-- Start of MATERIAL FOR THE TASK --
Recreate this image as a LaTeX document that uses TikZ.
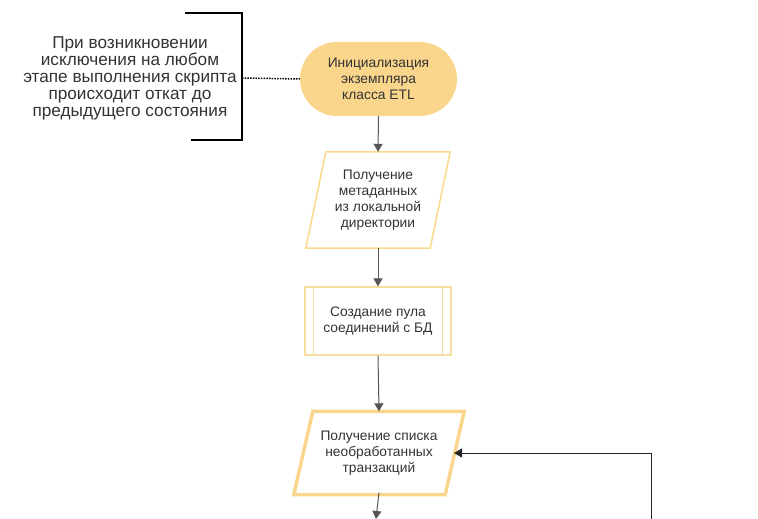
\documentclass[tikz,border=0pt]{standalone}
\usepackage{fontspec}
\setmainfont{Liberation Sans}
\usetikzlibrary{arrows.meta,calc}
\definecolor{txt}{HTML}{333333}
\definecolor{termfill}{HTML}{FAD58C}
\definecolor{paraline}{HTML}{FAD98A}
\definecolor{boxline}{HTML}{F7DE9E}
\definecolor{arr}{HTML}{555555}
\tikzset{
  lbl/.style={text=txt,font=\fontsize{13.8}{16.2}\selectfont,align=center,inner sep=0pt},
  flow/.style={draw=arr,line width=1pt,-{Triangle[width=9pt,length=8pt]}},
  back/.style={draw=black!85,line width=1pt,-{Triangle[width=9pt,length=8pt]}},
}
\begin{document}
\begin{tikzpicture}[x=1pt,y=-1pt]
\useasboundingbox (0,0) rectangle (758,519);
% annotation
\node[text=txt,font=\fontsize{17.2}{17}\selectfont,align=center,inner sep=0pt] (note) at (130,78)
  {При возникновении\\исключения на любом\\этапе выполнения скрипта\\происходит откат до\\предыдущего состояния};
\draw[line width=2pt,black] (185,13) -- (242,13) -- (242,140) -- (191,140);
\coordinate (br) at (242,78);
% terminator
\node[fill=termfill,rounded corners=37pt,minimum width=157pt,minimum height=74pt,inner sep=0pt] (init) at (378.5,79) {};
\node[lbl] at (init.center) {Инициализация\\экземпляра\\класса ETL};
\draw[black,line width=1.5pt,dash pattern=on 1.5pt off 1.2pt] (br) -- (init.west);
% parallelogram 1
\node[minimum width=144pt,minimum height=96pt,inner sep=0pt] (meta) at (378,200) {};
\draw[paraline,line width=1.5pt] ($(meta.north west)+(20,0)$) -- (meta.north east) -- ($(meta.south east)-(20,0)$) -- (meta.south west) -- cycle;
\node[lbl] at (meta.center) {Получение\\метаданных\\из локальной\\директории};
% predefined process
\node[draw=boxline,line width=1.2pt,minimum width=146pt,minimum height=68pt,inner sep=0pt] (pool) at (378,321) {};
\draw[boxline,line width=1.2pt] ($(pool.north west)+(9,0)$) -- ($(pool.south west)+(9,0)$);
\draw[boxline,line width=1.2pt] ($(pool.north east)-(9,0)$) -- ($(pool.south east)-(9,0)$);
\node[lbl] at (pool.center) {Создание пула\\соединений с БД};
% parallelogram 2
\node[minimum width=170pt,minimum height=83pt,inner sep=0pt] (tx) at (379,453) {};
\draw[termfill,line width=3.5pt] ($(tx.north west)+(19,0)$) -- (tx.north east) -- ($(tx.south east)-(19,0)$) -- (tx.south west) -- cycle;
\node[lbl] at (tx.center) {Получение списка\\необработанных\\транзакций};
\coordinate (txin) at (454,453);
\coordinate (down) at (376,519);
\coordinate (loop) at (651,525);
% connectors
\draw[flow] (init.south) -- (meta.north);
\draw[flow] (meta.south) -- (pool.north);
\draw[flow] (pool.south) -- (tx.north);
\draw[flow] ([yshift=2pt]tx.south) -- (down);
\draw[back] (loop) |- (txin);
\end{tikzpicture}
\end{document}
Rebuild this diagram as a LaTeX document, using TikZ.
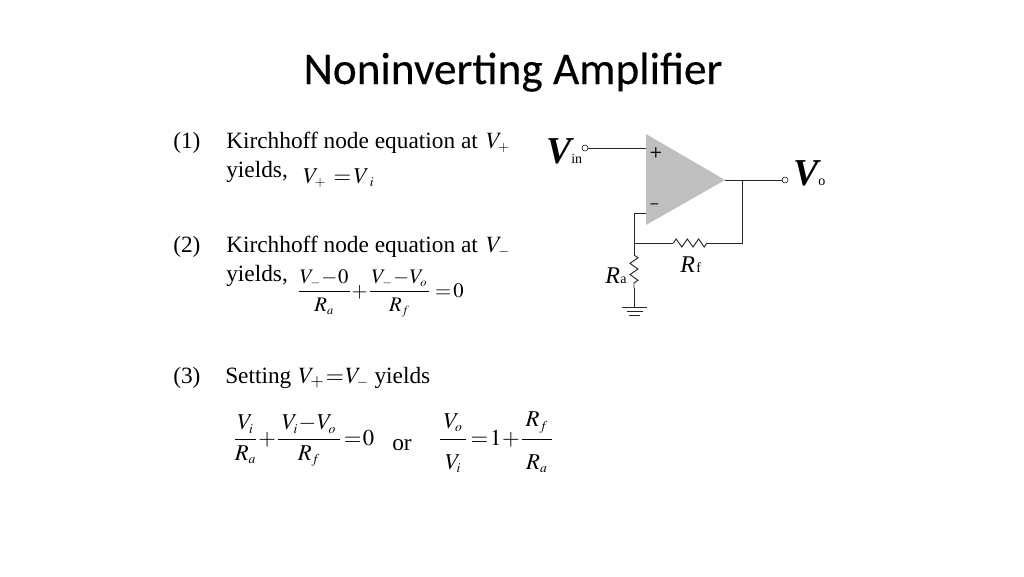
-- End of MATERIAL FOR THE TASK --
WRITTEN TASK
Read the lines above. Gather those in which the string "this" is found.

WRITTEN RESPONSE
Recreate this image as a LaTeX document that uses TikZ.
Rebuild this diagram as a LaTeX document, using TikZ.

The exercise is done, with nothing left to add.